Depuis le début de la guerre contre le Hamas, le nombre de prescriptions de cannabis thérapeutique pour des Israéliens traumatisés, anxieux et stressés, a explosé.
« La demande est devenue folle », s’écrie le professeur Eyal Fruchter, à la tête d’un centre médical du nord d’Israël spécialisé dans la santé mentale. Les médecins autorisés à prescrire le cannabis médical sont débordés. Non seulement de nouveaux patients veulent trouver un semblant de sérénité, mais ceux qui disposent déjà d’ordonnances ont tendance à augmenter leur consommation, à constituer des réserves pour faire face à une éventuelle pénurie. L’ambiance générale y pousse.

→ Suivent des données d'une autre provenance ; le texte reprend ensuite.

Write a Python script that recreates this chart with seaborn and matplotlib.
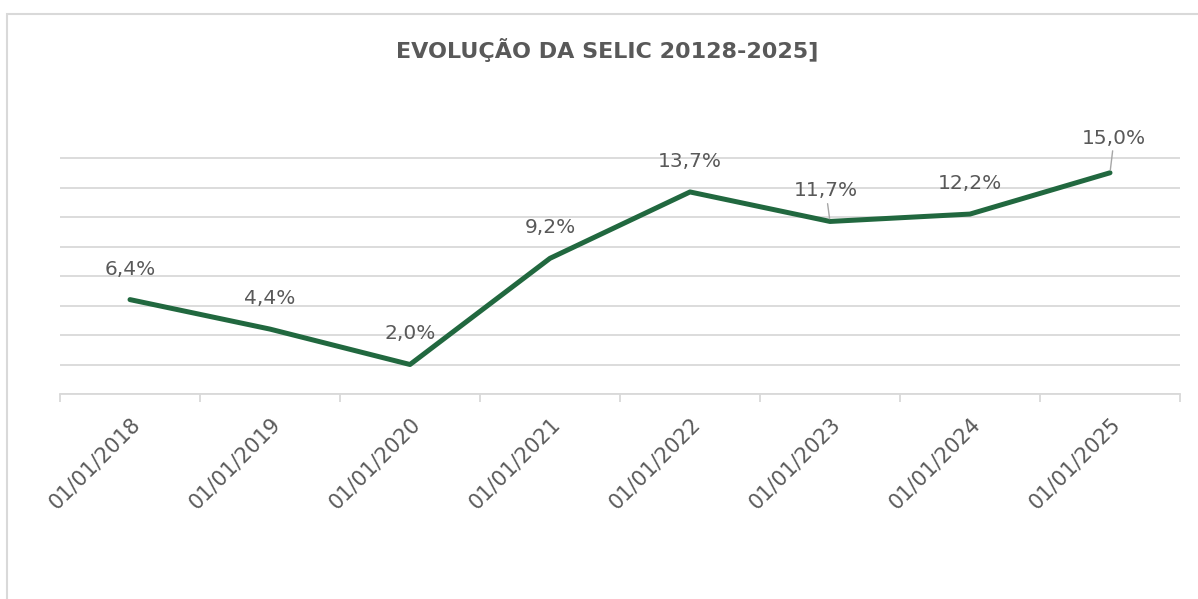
import matplotlib
matplotlib.use("Agg")
import matplotlib.pyplot as plt
import seaborn as sns
import pandas as pd
from matplotlib.patches import Rectangle
from matplotlib.ticker import FixedLocator

# ---- data ----
dates = ["01/01/2018", "01/01/2019", "01/01/2020", "01/01/2021",
         "01/01/2022", "01/01/2023", "01/01/2024", "01/01/2025"]
selic = [6.4, 4.4, 2.0, 9.2, 13.7, 11.7, 12.2, 15.0]
labels = ["6,4%", "4,4%", "2,0%", "9,2%", "13,7%", "11,7%", "12,2%", "15,0%"]
title = "EVOLUÇÃO DA SELIC 20128-2025]"

sns.set_theme(style="white")
plt.rcParams['font.family'] = ['DejaVu Sans']

df = pd.DataFrame({"data": dates, "selic": selic})

fig = plt.figure(figsize=(11.98, 5.99), dpi=100)
ax = fig.add_axes([60/1198, 1-394/599, (1180-60)/1198, (394-157)/599])

sns.lineplot(data=df, x="data", y="selic", ax=ax, color="#21683F",
             linewidth=3.6, sort=False)

n = len(dates)
ax.set_xlim(-0.5, n - 0.5)
ax.set_ylim(0, 16.07)
ax.set_yticks(range(0, 17, 2))
ax.yaxis.grid(True, color="#D9D9D9", linewidth=1.3)
ax.set_axisbelow(True)
ax.tick_params(axis="y", left=False, labelleft=False)
ax.set_xlabel("")
ax.set_ylabel("")
for s in ["left", "right", "top"]:
    ax.spines[s].set_visible(False)
ax.spines["bottom"].set_color("#D9D9D9")
ax.spines["bottom"].set_linewidth(1.3)

ax.set_xticks(range(n))
ax.set_xticklabels(dates, rotation=45, ha="right", rotation_mode="anchor",
                   fontsize=15, color="#595959")
ax.tick_params(axis="x", which="major", length=0, pad=14)
ax.xaxis.set_minor_locator(FixedLocator([i - 0.5 for i in range(n + 1)]))
ax.tick_params(axis="x", which="minor", length=5.5, width=1.3,
               color="#D9D9D9", direction="out", bottom=True)

offsets = {5: (-3, 22), 7: (3, 25)}
for i, (v, lab) in enumerate(zip(selic, labels)):
    dx, dy = offsets.get(i, (0, 22))
    kw = {}
    if i in offsets:
        kw["arrowprops"] = dict(arrowstyle="-", color="#A6A6A6", lw=1.0,
                                shrinkA=0, shrinkB=2)
    ax.annotate(lab, (i, v), xytext=(dx, dy), textcoords="offset points",
                ha="center", va="center", fontsize=14.5, color="#595959", **kw)

fig.text(607/1198, 1-50/599, title, ha="center", va="center",
         fontsize=16, fontweight="bold", color="#595959")

fig.patches.append(Rectangle((7/1198, -0.5), 2.0, 0.5 + (1-14/599),
                             transform=fig.transFigure, fill=False,
                             edgecolor="#D9D9D9", linewidth=1.5))

fig.savefig("out.png", dpi=100, facecolor="white")
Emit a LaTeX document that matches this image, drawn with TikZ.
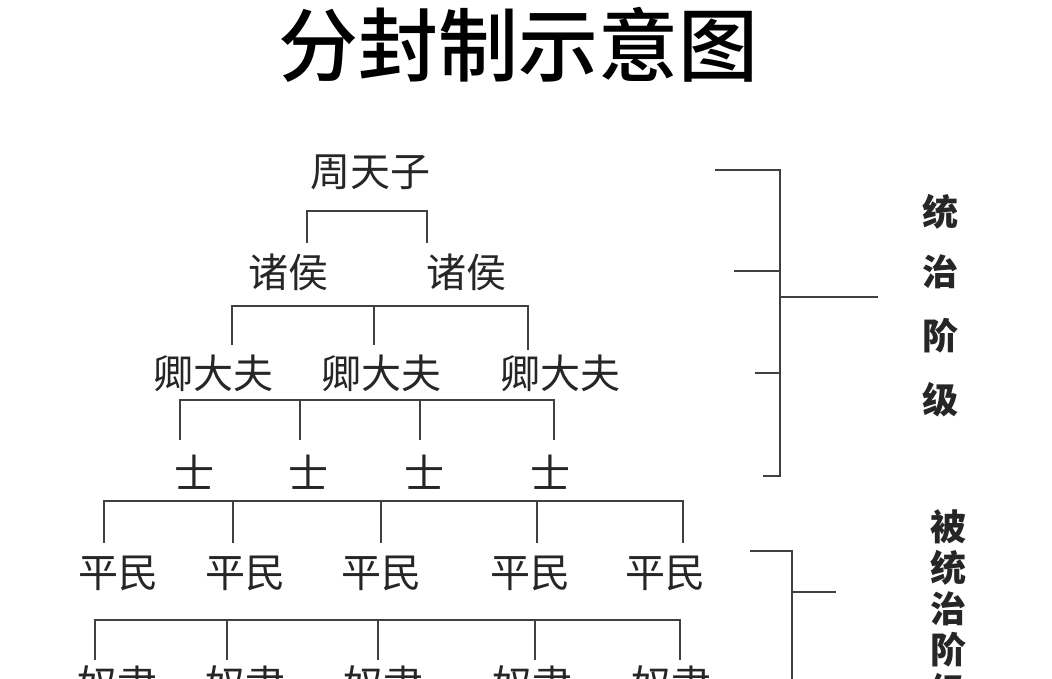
\documentclass[tikz,border=0pt]{standalone}
\usepackage{fontspec}
\newfontfamily\cjk{Noto Sans CJK SC}
\newfontfamily\cjkm{Noto Sans CJK SC Medium}
\begin{document}
\begin{tikzpicture}[x=0.75pt,y=-0.75pt,
  lbl/.style={font=\cjk\fontsize{30}{33}\selectfont,text=black!85,inner sep=0pt},
  side/.style={font=\cjk\bfseries\fontsize{27}{30}\selectfont,text=black!85,inner sep=0pt},
  ln/.style={draw=black!75,line width=1.1pt}]
\useasboundingbox (0,0) rectangle (1052,678);
\node[font=\cjkm\fontsize{60}{64}\selectfont,inner sep=0pt] (title) at (518,45) {分封制示意图};
\node[lbl] (z) at (370,172) {周天子};
\node[lbl] (h1) at (288,272) {诸侯};
\node[lbl] (h2) at (466,272) {诸侯};
\node[lbl] (q1) at (213,373) {卿大夫};
\node[lbl] (q2) at (381,373) {卿大夫};
\node[lbl] (q3) at (560,373) {卿大夫};
\node[lbl] (s1) at (194,472) {士};
\node[lbl] (s2) at (308,472) {士};
\node[lbl] (s3) at (424,472) {士};
\node[lbl] (s4) at (550,472) {士};
\node[lbl] (p1) at (118,573) {平民};
\node[lbl] (p2) at (245,573) {平民};
\node[lbl] (p3) at (381,573) {平民};
\node[lbl] (p4) at (530,573) {平民};
\node[lbl] (p5) at (665,573) {平民};
\node[lbl] (n1) at (117,684) {奴隶};
\node[lbl] (n2) at (245,684) {奴隶};
\node[lbl] (n3) at (383,684) {奴隶};
\node[lbl] (n4) at (532,684) {奴隶};
\node[lbl] (n5) at (671,684) {奴隶};
% tree connectors
\draw[ln] (307,243) -- (307,211) -- (427,211) -- (427,243);
\draw[ln] (232,345) -- (232,306) -- (528,306) -- (528,350);
\draw[ln] (374,306) -- (374,345);
\draw[ln] (180,440) -- (180,400) -- (554,400) -- (554,440);
\draw[ln] (300,400) -- (300,440);
\draw[ln] (420,400) -- (420,440);
\draw[ln] (104,543) -- (104,501) -- (683,501) -- (683,543);
\draw[ln] (233,501) -- (233,543);
\draw[ln] (381,501) -- (381,543);
\draw[ln] (537,501) -- (537,543);
\draw[ln] (95,660) -- (95,620) -- (680,620) -- (680,660);
\draw[ln] (227,620) -- (227,660);
\draw[ln] (378,620) -- (378,660);
\draw[ln] (535,620) -- (535,660);
% brackets
\coordinate (ba) at (715,170);
\coordinate (bb) at (780,170);
\coordinate (bc) at (780,476);
\coordinate (bd) at (763,476);
\draw[ln] (ba) -- (bb) -- (bc) -- (bd);
\draw[ln] (734,271) -- (780,271);
\draw[ln] (755,373) -- (780,373);
\draw[ln] (780,297) -- (878,297);
\draw[ln] (750,551) -- (792,551) -- (792,680);
\draw[ln] (792,592) -- (836,592);
\node[side] (t1) at (940,212) {统};
\node[side] (t2) at (940,272) {治};
\node[side] (t3) at (940,336) {阶};
\node[side] (t4) at (940,400) {级};
\node[side] (u1) at (948,527) {被};
\node[side] (u2) at (948,568) {统};
\node[side] (u3) at (948,609) {治};
\node[side] (u4) at (948,650) {阶};
\node[side] (u5) at (948,691) {级};
\end{tikzpicture}
\end{document}
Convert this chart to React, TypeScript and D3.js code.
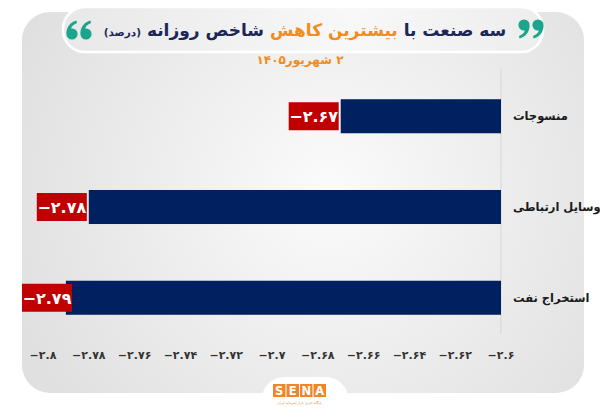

Les tirs de roquettes accompagnés des hurlements de sirènes qui contraignent parfois plusieurs fois par jour les habitants à se précipiter dans les abris, l’angoisse provoquée par la liste de 1.400 morts et le sort de 220 otages détenus par le Hamas, le stress induit par les médias qui diffusent des nouvelles de la guerre en continu provoquent des effets anxiogènes. Le terrain est en outre propice. Avec plus de 120.000 patients autorisés à utiliser du cannabis médical délivré dans les pharmacies et sous le contrôle du ministère de la Santé, les Israéliens détiennent un record mondial par rapport au nombre d’habitants.
Phénomène de société
Cette herbe est utilisée pour une large gamme d’affections physiques et mentales tels le stress post-traumatique, les douleurs chroniques liées à la maladie de Parkinson, la sclérose en plaques, les cancers, les soins palliatifs… Son utilisation est devenue un véritable phénomène de société.
Un patient consomme en moyenne 420 grammes par an. Phénomène nouveau, certains d’entre eux jouent la carte de la solidarité en diminuant leurs commandes ou en faisant des dons afin que d’autres parmi les dizaines de milliers d’Israéliens évacués de leur domicile trop proche de la bande de Gaza ou de la frontière avec le Liban ne soient pas confrontés à un manque.
Nir Oz, un des kibboutz attaqués par les islamistes, est parvenu, malgré la mobilisation de réservistes qui a provoqué une pénurie de main-d’oeuvre, à maintenir sa production de marijuana dans ses serres. Le professeur Fruchter met toutefois en garde contre l’illusion selon laquelle il s’agirait d’un médicament miracle. Selon lui, il n’est pas du tout évident que le cannabis médical soit adapté aux bouffées d’angoisse provoquées par la guerre. « Je ne pense pas non plus qu’il constitue une solution pour les gens qui ont des problèmes de sommeil », ajoute-t-il.
Compétition mondiale
Malgré ces réserves, tout ce secteur est en plein boom. Des dizaines de start-up ont été créées ces dernières années. Israël et le Maroc se sont lancés dans une compétition pour se placer sur un marché mondial qui pourrait atteindre les 42 milliards de dollars d’ici à cinq ans. Deux anciens Premiers ministres israéliens, Ehud Barak et Ehud Olmert, ont occupé des postes de directeur et de consultant dans des entreprises spécialisées dans le cannabis médical. Le secteur a toutefois connu après une période « très high » un léger passage à vide ces derniers mois.
Pour ce qui est de la marijuana à fumer « à des fins récréatives », la loi israélienne a adopté une approche de plus en plus libérale. Depuis quatre ans, son usage est en grande partie décriminalisé à condition qu’elle ne pas soit consommée par des mineurs ou des soldats. Seule la consommation publique est passible d’amendes. Mais il suffit de humer certains effluves dans les rues de quartiers branchés de Tel-Aviv pour constater que la loi est appliquée avec une certaine bienveillance.